INFORMATION SUPPLIED:
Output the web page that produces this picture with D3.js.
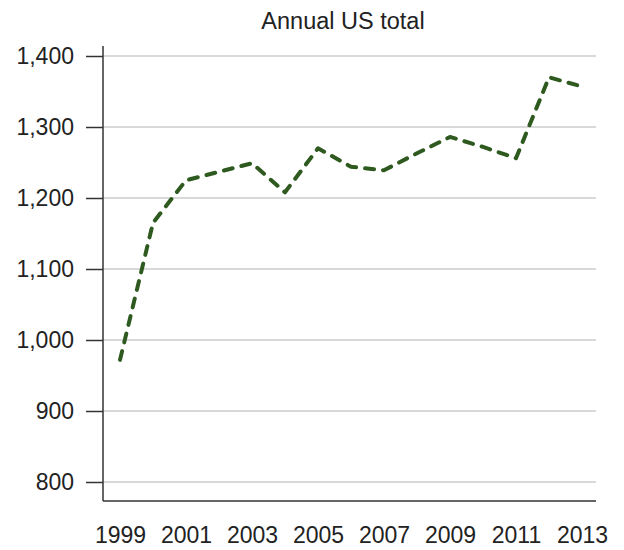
<!DOCTYPE html>
<html>
<head>
<meta charset="utf-8">
<script src="https://cdn.jsdelivr.net/npm/d3@7"></script>
<style>
  body { margin: 0; background: #fff; }
  text { font-family: "Liberation Sans", Arial, Helvetica, sans-serif; fill: #222; }
</style>
</head>
<body>
<svg id="chart" width="624" height="550"></svg>
<script>
const years = [1999, 2000, 2001, 2002, 2003, 2004, 2005, 2006, 2007, 2008, 2009, 2010, 2011, 2012, 2013];
const totals = [972, 1165, 1225, 1237, 1249, 1208, 1270, 1244, 1239, 1263, 1286, 1272, 1256, 1370, 1357];
const yTicks = [800, 900, 1000, 1100, 1200, 1300, 1400];
const xTicks = [1999, 2001, 2003, 2005, 2007, 2009, 2011, 2013];
const title = "Annual US total";

const svg = d3.select("#chart");
const left = 103, right = 596, axisY = 501;

const x = d3.scaleLinear().domain([1999, 2013]).range([120, 582]);
const y = d3.scaleLinear().domain([800, 1400]).range([482, 56]);

// gridlines
svg.append("g").selectAll("line").data(yTicks).join("line")
  .attr("x1", left).attr("x2", right)
  .attr("y1", d => y(d)).attr("y2", d => y(d))
  .attr("stroke", "#cccccc").attr("stroke-width", 1.5);

// y axis
const yAxis = svg.append("g").attr("transform", `translate(${left},0)`)
  .call(d3.axisLeft(y).tickValues(yTicks).tickSize(17).tickPadding(12).tickFormat(d3.format(",")));
yAxis.attr("font-size", 23).attr("font-family", '"Liberation Sans", Arial, sans-serif');
yAxis.select(".domain").remove();
yAxis.selectAll(".tick line").attr("stroke", "#333").attr("stroke-width", 1.5);
yAxis.selectAll(".tick text").attr("fill", "#222");

// axis lines
svg.append("line").attr("x1", left).attr("x2", left).attr("y1", 46).attr("y2", axisY)
  .attr("stroke", "#333").attr("stroke-width", 1.5);
svg.append("line").attr("x1", left).attr("x2", right).attr("y1", axisY).attr("y2", axisY)
  .attr("stroke", "#333").attr("stroke-width", 1.5);

// x axis labels
const xAxis = svg.append("g").attr("transform", `translate(0,${axisY})`)
  .call(d3.axisBottom(x).tickValues(xTicks).tickSize(0).tickPadding(26).tickFormat(d3.format("d")));
xAxis.attr("font-size", 23).attr("font-family", '"Liberation Sans", Arial, sans-serif');
xAxis.select(".domain").remove();
xAxis.selectAll(".tick text").attr("fill", "#222");

// line
const line = d3.line().x((d, i) => x(years[i])).y(d => y(d));
svg.append("path").datum(totals)
  .attr("d", line)
  .attr("fill", "none")
  .attr("stroke", "#2e5a1f")
  .attr("stroke-width", 4)
  .attr("stroke-linecap", "round")
  .attr("stroke-linejoin", "round")
  .attr("stroke-dasharray", "9,9");

// title
svg.append("text").attr("x", 343).attr("y", 29).attr("text-anchor", "middle")
  .attr("font-size", 23.5).text(title);
</script>
</body>
</html>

GIVEN INSTRUCTION:
Leave out the pictures and transcribe everything else exactly.

RESULT OF THIS TASK:
Output the web page that produces this picture with D3.js.
<!DOCTYPE html>
<html>
<head>
<meta charset="utf-8">
<script src="https://cdn.jsdelivr.net/npm/d3@7"></script>
<style>
  body { margin: 0; background: #fff; }
  text { font-family: "Liberation Sans", Arial, Helvetica, sans-serif; fill: #222; }
</style>
</head>
<body>
<svg id="chart" width="624" height="550"></svg>
<script>
const years = [1999, 2000, 2001, 2002, 2003, 2004, 2005, 2006, 2007, 2008, 2009, 2010, 2011, 2012, 2013];
const totals = [972, 1165, 1225, 1237, 1249, 1208, 1270, 1244, 1239, 1263, 1286, 1272, 1256, 1370, 1357];
const yTicks = [800, 900, 1000, 1100, 1200, 1300, 1400];
const xTicks = [1999, 2001, 2003, 2005, 2007, 2009, 2011, 2013];
const title = "Annual US total";

const svg = d3.select("#chart");
const left = 103, right = 596, axisY = 501;

const x = d3.scaleLinear().domain([1999, 2013]).range([120, 582]);
const y = d3.scaleLinear().domain([800, 1400]).range([482, 56]);

// gridlines
svg.append("g").selectAll("line").data(yTicks).join("line")
  .attr("x1", left).attr("x2", right)
  .attr("y1", d => y(d)).attr("y2", d => y(d))
  .attr("stroke", "#cccccc").attr("stroke-width", 1.5);

// y axis
const yAxis = svg.append("g").attr("transform", `translate(${left},0)`)
  .call(d3.axisLeft(y).tickValues(yTicks).tickSize(17).tickPadding(12).tickFormat(d3.format(",")));
yAxis.attr("font-size", 23).attr("font-family", '"Liberation Sans", Arial, sans-serif');
yAxis.select(".domain").remove();
yAxis.selectAll(".tick line").attr("stroke", "#333").attr("stroke-width", 1.5);
yAxis.selectAll(".tick text").attr("fill", "#222");

// axis lines
svg.append("line").attr("x1", left).attr("x2", left).attr("y1", 46).attr("y2", axisY)
  .attr("stroke", "#333").attr("stroke-width", 1.5);
svg.append("line").attr("x1", left).attr("x2", right).attr("y1", axisY).attr("y2", axisY)
  .attr("stroke", "#333").attr("stroke-width", 1.5);

// x axis labels
const xAxis = svg.append("g").attr("transform", `translate(0,${axisY})`)
  .call(d3.axisBottom(x).tickValues(xTicks).tickSize(0).tickPadding(26).tickFormat(d3.format("d")));
xAxis.attr("font-size", 23).attr("font-family", '"Liberation Sans", Arial, sans-serif');
xAxis.select(".domain").remove();
xAxis.selectAll(".tick text").attr("fill", "#222");

// line
const line = d3.line().x((d, i) => x(years[i])).y(d => y(d));
svg.append("path").datum(totals)
  .attr("d", line)
  .attr("fill", "none")
  .attr("stroke", "#2e5a1f")
  .attr("stroke-width", 4)
  .attr("stroke-linecap", "round")
  .attr("stroke-linejoin", "round")
  .attr("stroke-dasharray", "9,9");

// title
svg.append("text").attr("x", 343).attr("y", 29).attr("text-anchor", "middle")
  .attr("font-size", 23.5).text(title);
</script>
</body>
</html>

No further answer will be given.